Bovespa cai e dólar sobe em dia de aversão ao risco

O tombo da Petrobras pressionou ontem a Bovespa para uma queda maior, num dia de perdas nos mercados externos. O Ibovespa, índice de referência da Bovespa, recuou 0,99%, aos 65.038 pontos. Somente a Petrobras retirou cerca de 225 pontos do índice.

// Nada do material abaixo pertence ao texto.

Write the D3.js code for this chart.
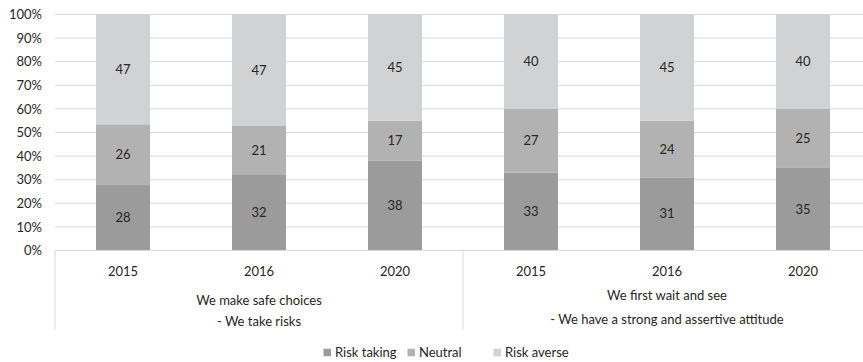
<!DOCTYPE html>
<html>
<head>
<meta charset="utf-8">
<script src="https://cdn.jsdelivr.net/npm/d3@7"></script>
<style>
  html, body { margin: 0; padding: 0; background: #fff; }
  svg { display: block; font-family: Lato, "Open Sans", sans-serif; }
</style>
</head>
<body>
<svg id="chart" width="863" height="362"></svg>
<script>
// Survey answers per year, grouped by statement pair
const groups = [
  ["We make safe choices", "- We take risks"],
  ["We first wait and see", "- We have a strong and assertive attitude"]
];
const years = ["2015", "2016", "2020"];
const seriesNames = ["Risk taking", "Neutral", "Risk averse"];
const riskTaking = [28, 32, 38, 33, 31, 35];
const neutral    = [26, 21, 17, 27, 24, 25];
const riskAverse = [47, 47, 45, 40, 45, 40];
const yTicks = [0, 0.1, 0.2, 0.3, 0.4, 0.5, 0.6, 0.7, 0.8, 0.9, 1];

const colors = ["#9b9b9b", "#b2b2b2", "#d1d2d4"];
const textColor = "#262626";
const gridColor = "#d9d9d9";

const rows = [];
groups.forEach((g, gi) => years.forEach((yr, yi) => {
  const i = gi * years.length + yi;
  rows.push({ key: gi + "-" + yr, group: gi, year: yr,
    "Risk taking": riskTaking[i], "Neutral": neutral[i], "Risk averse": riskAverse[i] });
}));

const svg = d3.select("#chart");
const plot = { left: 55, top: 14.5, bottom: 250.5 };
const band = 136;
const plotRight = plot.left + band * rows.length;

const x = d3.scaleBand().domain(rows.map(d => d.key))
  .range([plot.left, plotRight]).paddingInner(0.603).paddingOuter(0.3015);
const y = d3.scaleLinear().domain([0, 1]).range([plot.bottom, plot.top]);

// Horizontal gridlines
svg.append("g").selectAll("line").data(yTicks.slice(1)).join("line")
  .attr("x1", plot.left).attr("x2", plotRight)
  .attr("y1", d => y(d)).attr("y2", d => y(d))
  .attr("stroke", gridColor).attr("stroke-width", 1);

// Y axis labels
const yAxis = d3.axisLeft(y).tickValues(yTicks).tickFormat(d3.format(".0%")).tickSize(0).tickPadding(0);
const yg = svg.append("g").attr("transform", `translate(${plot.left - 13},0)`).call(yAxis);
yg.select(".domain").remove();
yg.selectAll("text").attr("fill", textColor).style("font-size", "13px").style("font-family", "Lato, sans-serif");

// 100% stacked bars
const stack = d3.stack().keys(seriesNames).offset(d3.stackOffsetExpand);
const layers = stack(rows);
const lg = svg.append("g").selectAll("g").data(layers).join("g")
  .attr("fill", (d, i) => colors[i]);
lg.selectAll("rect").data(d => d).join("rect")
  .attr("x", d => x(d.data.key)).attr("width", x.bandwidth())
  .attr("y", d => y(d[1])).attr("height", d => y(d[0]) - y(d[1]));

// Value labels
layers.forEach(layer => {
  svg.append("g").selectAll("text").data(layer).join("text")
    .attr("x", d => x(d.data.key) + x.bandwidth() / 2)
    .attr("y", d => (y(d[0]) + y(d[1])) / 2)
    .attr("dy", "0.35em").attr("text-anchor", "middle")
    .attr("fill", textColor).style("font-size", "13px")
    .text(d => d.data[layer.key]);
});

// Category axis: baseline and group separators
const axisG = svg.append("g");
axisG.append("line").attr("x1", plot.left).attr("x2", plotRight)
  .attr("y1", plot.bottom).attr("y2", plot.bottom)
  .attr("stroke", gridColor);
const seps = d3.range(groups.length + 1).map(i => plot.left + i * band * years.length);
axisG.selectAll("line.sep").data(seps).join("line").attr("class", "sep")
  .attr("x1", d => d).attr("x2", d => d)
  .attr("y1", plot.bottom).attr("y2", 329.5)
  .attr("stroke", gridColor);

// Year labels
axisG.selectAll("text.year").data(rows).join("text").attr("class", "year")
  .attr("x", d => x(d.key) + x.bandwidth() / 2).attr("y", 271.5)
  .attr("dy", "0.35em").attr("text-anchor", "middle")
  .attr("fill", textColor).style("font-size", "13px").text(d => d.year);

// Group labels (two lines each)
const lineY = [[300.5, 321], [295, 319.5]];
groups.forEach((g, gi) => {
  const cx = plot.left + band * years.length * (gi + 0.5);
  g.forEach((t, li) => {
    axisG.append("text").attr("x", cx).attr("y", lineY[gi][li])
      .attr("dy", "0.35em").attr("text-anchor", "middle")
      .attr("fill", textColor).style("font-size", "13px").text(t);
  });
});

// Legend
const legendX = [323.5, 407.5, 493.5];
const leg = svg.append("g").selectAll("g").data(seriesNames).join("g")
  .attr("transform", (d, i) => `translate(${legendX[i]},352.5)`);
leg.append("rect").attr("x", 0).attr("y", -3.75).attr("width", 7.5).attr("height", 7.5)
  .attr("fill", (d, i) => colors[i]);
leg.append("text").attr("x", 11.5).attr("dy", "0.35em")
  .attr("fill", textColor).style("font-size", "13px").text(d => d);
</script>
</body>
</html>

No mercado internacional o corte da nota de classificação de risco de Espanha, Itália e Portugal na noite de segunda-feira e um resultado decepcionante das vendas do varejo americano pesaram sobre as Bolsas. Na Europa, fecharam em baixa Londres (0,10%), Paris (0,26%), Frankfurt (0,15%) e Madri (0,19%). Em Wall Street, o Dow Jones ficou praticamente estável, em alta de 0,03%. Na mesma linha, o Nasdaq subiu 0,02%

Para Marcio Noronha, analista técnico da Gradual Investimentos, os mercados seguem em tendência de alta a médio e longo prazos. Segundo ele, o Ibovespa pode buscar os 70 mil pontos caso consiga superar uma resistência - patamar em que investidores vendem ações para embolsar os lucros - na faixa de 66.383 pontos.

- O mercado sobe em zigue-zague e não em linha reta - afirmou Noronha.

No mercado cambial, o dólar comercial teve uma leve alta de 0,34%, cotado a R$ 1,721, acompanhando o desempenho das principais moedas no mercado internacional.